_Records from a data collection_
= = = = = = =
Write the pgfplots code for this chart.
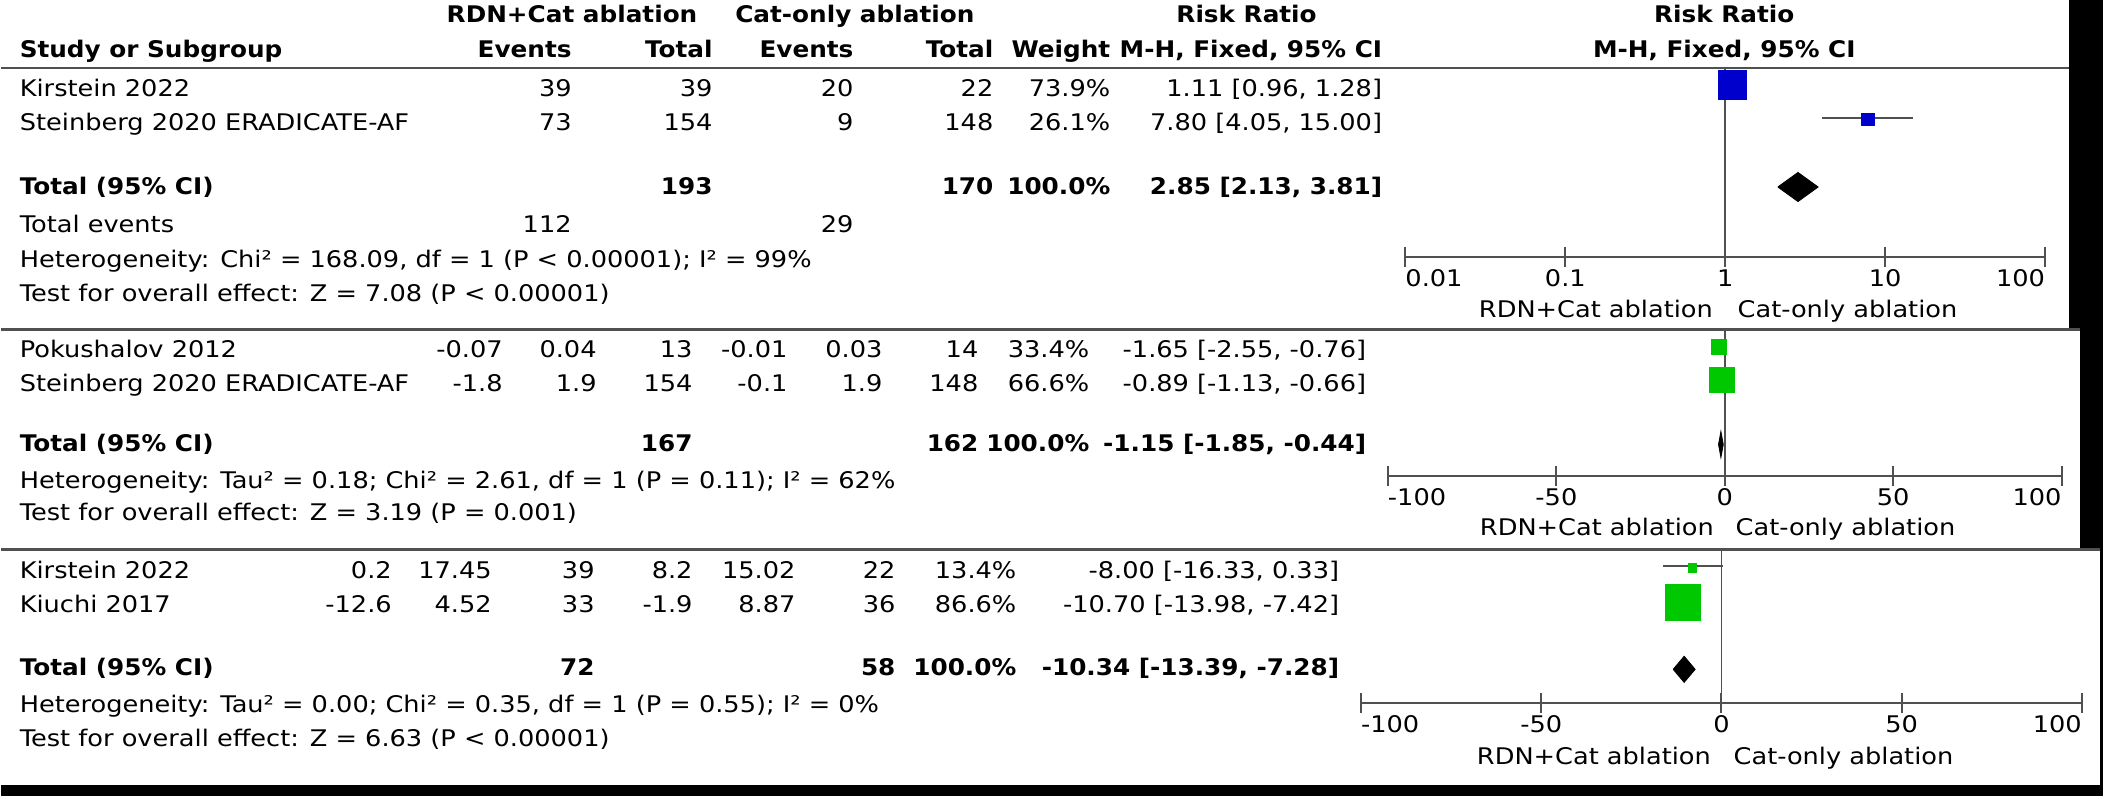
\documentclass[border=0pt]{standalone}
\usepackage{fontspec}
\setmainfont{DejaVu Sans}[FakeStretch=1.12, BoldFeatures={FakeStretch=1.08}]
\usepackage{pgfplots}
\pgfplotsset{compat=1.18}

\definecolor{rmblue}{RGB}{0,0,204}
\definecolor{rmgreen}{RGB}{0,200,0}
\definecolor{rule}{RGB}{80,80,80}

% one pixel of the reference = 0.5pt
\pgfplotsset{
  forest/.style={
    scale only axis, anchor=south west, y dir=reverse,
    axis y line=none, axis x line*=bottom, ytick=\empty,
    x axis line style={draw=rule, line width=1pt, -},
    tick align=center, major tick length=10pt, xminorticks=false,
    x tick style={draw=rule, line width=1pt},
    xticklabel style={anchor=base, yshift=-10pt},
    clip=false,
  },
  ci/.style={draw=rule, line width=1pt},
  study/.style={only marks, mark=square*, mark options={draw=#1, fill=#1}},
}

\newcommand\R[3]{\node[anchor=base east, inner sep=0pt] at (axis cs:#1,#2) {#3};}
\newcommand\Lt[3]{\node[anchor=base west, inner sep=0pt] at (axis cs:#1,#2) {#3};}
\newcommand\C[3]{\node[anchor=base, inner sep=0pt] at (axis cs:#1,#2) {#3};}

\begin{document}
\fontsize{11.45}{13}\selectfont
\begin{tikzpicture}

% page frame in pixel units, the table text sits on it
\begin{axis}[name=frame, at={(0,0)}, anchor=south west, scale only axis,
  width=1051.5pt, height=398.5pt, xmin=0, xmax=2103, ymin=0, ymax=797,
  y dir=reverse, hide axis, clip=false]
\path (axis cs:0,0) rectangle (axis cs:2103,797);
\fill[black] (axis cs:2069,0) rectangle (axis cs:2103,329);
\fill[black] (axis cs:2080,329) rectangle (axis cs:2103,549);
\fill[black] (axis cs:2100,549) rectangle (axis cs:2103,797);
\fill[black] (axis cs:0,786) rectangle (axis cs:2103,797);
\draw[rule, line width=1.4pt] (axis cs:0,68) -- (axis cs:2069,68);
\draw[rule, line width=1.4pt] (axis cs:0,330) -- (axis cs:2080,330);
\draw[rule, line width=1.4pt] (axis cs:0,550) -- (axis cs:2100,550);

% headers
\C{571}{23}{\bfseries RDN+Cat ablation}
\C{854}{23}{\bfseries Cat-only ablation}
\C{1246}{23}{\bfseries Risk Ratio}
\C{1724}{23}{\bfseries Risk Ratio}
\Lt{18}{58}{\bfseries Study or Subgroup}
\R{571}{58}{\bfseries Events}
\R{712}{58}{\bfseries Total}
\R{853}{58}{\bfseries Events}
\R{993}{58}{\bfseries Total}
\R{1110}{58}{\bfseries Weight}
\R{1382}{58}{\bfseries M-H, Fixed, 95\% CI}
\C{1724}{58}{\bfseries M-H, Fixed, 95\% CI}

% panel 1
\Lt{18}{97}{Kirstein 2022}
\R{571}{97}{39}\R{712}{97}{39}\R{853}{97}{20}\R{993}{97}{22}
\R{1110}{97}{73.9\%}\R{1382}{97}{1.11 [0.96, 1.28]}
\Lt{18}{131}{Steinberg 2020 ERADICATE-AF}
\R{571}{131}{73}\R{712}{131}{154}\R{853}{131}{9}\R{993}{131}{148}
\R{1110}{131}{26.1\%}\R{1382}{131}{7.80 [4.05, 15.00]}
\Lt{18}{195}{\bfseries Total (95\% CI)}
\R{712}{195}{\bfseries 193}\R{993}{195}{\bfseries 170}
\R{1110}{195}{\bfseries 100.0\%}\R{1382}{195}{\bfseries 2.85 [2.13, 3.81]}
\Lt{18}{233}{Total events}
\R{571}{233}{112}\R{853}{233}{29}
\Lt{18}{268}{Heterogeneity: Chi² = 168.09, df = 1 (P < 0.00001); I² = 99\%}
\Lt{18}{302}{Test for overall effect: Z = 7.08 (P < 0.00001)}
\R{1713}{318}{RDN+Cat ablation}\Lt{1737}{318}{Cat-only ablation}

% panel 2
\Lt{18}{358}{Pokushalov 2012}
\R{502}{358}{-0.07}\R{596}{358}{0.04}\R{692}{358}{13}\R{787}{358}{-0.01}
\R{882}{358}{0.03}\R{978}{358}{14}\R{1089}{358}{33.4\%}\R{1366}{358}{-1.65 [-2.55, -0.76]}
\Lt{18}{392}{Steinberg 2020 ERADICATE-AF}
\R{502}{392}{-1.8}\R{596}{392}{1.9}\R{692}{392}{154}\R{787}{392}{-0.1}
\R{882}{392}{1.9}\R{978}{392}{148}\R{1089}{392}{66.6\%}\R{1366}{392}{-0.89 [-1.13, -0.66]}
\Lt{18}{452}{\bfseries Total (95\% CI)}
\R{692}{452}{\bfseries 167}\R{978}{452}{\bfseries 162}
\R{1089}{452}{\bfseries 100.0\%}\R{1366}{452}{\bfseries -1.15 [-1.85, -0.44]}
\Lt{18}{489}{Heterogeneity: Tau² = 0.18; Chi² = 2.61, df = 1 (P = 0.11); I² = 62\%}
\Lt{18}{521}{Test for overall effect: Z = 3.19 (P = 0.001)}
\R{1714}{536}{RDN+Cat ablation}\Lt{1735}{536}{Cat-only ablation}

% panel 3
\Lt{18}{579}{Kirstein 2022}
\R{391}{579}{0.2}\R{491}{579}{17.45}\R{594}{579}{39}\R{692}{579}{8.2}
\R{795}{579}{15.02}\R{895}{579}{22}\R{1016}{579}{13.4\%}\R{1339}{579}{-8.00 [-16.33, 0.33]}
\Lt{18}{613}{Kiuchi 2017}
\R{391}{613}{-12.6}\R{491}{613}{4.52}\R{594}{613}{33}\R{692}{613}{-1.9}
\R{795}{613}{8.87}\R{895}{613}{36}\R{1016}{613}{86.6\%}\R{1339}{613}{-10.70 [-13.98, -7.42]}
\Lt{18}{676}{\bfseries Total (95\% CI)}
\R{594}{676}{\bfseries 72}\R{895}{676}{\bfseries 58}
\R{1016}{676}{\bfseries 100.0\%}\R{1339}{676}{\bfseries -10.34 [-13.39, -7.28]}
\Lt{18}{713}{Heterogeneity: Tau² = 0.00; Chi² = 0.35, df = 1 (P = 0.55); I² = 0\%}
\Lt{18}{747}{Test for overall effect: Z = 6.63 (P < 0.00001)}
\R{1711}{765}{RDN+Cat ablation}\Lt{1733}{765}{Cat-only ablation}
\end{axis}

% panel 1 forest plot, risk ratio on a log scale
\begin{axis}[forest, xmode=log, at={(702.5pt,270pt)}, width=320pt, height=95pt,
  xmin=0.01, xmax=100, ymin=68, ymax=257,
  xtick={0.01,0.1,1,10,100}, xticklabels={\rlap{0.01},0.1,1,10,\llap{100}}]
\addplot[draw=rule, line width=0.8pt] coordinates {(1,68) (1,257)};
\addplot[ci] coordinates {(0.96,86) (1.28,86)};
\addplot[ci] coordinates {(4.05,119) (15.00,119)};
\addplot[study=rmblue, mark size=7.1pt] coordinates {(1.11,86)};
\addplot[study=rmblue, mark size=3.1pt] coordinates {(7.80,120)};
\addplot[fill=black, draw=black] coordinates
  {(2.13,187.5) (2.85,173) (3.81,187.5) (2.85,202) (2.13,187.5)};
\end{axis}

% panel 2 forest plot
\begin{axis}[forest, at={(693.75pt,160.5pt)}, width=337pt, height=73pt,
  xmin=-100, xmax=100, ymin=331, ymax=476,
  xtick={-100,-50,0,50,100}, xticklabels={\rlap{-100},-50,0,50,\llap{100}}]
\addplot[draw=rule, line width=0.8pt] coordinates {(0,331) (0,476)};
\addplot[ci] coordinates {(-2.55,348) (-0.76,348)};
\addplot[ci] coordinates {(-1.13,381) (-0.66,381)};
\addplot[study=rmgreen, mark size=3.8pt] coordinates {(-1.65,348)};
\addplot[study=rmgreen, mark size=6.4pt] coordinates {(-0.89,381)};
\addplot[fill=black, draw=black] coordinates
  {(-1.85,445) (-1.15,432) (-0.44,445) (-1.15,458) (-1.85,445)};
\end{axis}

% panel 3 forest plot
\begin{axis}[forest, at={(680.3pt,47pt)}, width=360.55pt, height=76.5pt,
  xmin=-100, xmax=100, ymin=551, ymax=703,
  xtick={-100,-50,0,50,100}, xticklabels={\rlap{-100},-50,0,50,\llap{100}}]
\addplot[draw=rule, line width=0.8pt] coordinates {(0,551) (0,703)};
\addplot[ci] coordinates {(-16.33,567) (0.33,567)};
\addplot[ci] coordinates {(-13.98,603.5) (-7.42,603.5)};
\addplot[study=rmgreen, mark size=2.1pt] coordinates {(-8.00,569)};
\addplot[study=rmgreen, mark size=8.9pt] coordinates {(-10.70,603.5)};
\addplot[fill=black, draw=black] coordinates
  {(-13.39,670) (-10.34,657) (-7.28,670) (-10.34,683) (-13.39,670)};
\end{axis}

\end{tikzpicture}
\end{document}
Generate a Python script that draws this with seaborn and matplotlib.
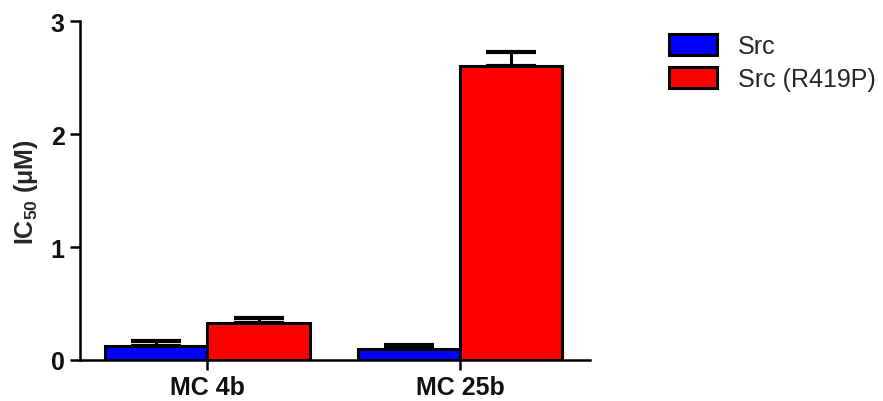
= = = = = = =
_What is expected_
Hand back the exact lines from the start of the entries to the line with "-- (axis cs:2100,550);", both ends kept and pictures left out.

_Answer to this task_
Write the pgfplots code for this chart.
\documentclass[border=0pt]{standalone}
\usepackage{fontspec}
\setmainfont{DejaVu Sans}[FakeStretch=1.12, BoldFeatures={FakeStretch=1.08}]
\usepackage{pgfplots}
\pgfplotsset{compat=1.18}

\definecolor{rmblue}{RGB}{0,0,204}
\definecolor{rmgreen}{RGB}{0,200,0}
\definecolor{rule}{RGB}{80,80,80}

% one pixel of the reference = 0.5pt
\pgfplotsset{
  forest/.style={
    scale only axis, anchor=south west, y dir=reverse,
    axis y line=none, axis x line*=bottom, ytick=\empty,
    x axis line style={draw=rule, line width=1pt, -},
    tick align=center, major tick length=10pt, xminorticks=false,
    x tick style={draw=rule, line width=1pt},
    xticklabel style={anchor=base, yshift=-10pt},
    clip=false,
  },
  ci/.style={draw=rule, line width=1pt},
  study/.style={only marks, mark=square*, mark options={draw=#1, fill=#1}},
}

\newcommand\R[3]{\node[anchor=base east, inner sep=0pt] at (axis cs:#1,#2) {#3};}
\newcommand\Lt[3]{\node[anchor=base west, inner sep=0pt] at (axis cs:#1,#2) {#3};}
\newcommand\C[3]{\node[anchor=base, inner sep=0pt] at (axis cs:#1,#2) {#3};}

\begin{document}
\fontsize{11.45}{13}\selectfont
\begin{tikzpicture}

% page frame in pixel units, the table text sits on it
\begin{axis}[name=frame, at={(0,0)}, anchor=south west, scale only axis,
  width=1051.5pt, height=398.5pt, xmin=0, xmax=2103, ymin=0, ymax=797,
  y dir=reverse, hide axis, clip=false]
\path (axis cs:0,0) rectangle (axis cs:2103,797);
\fill[black] (axis cs:2069,0) rectangle (axis cs:2103,329);
\fill[black] (axis cs:2080,329) rectangle (axis cs:2103,549);
\fill[black] (axis cs:2100,549) rectangle (axis cs:2103,797);
\fill[black] (axis cs:0,786) rectangle (axis cs:2103,797);
\draw[rule, line width=1.4pt] (axis cs:0,68) -- (axis cs:2069,68);
\draw[rule, line width=1.4pt] (axis cs:0,330) -- (axis cs:2080,330);
\draw[rule, line width=1.4pt] (axis cs:0,550) -- (axis cs:2100,550);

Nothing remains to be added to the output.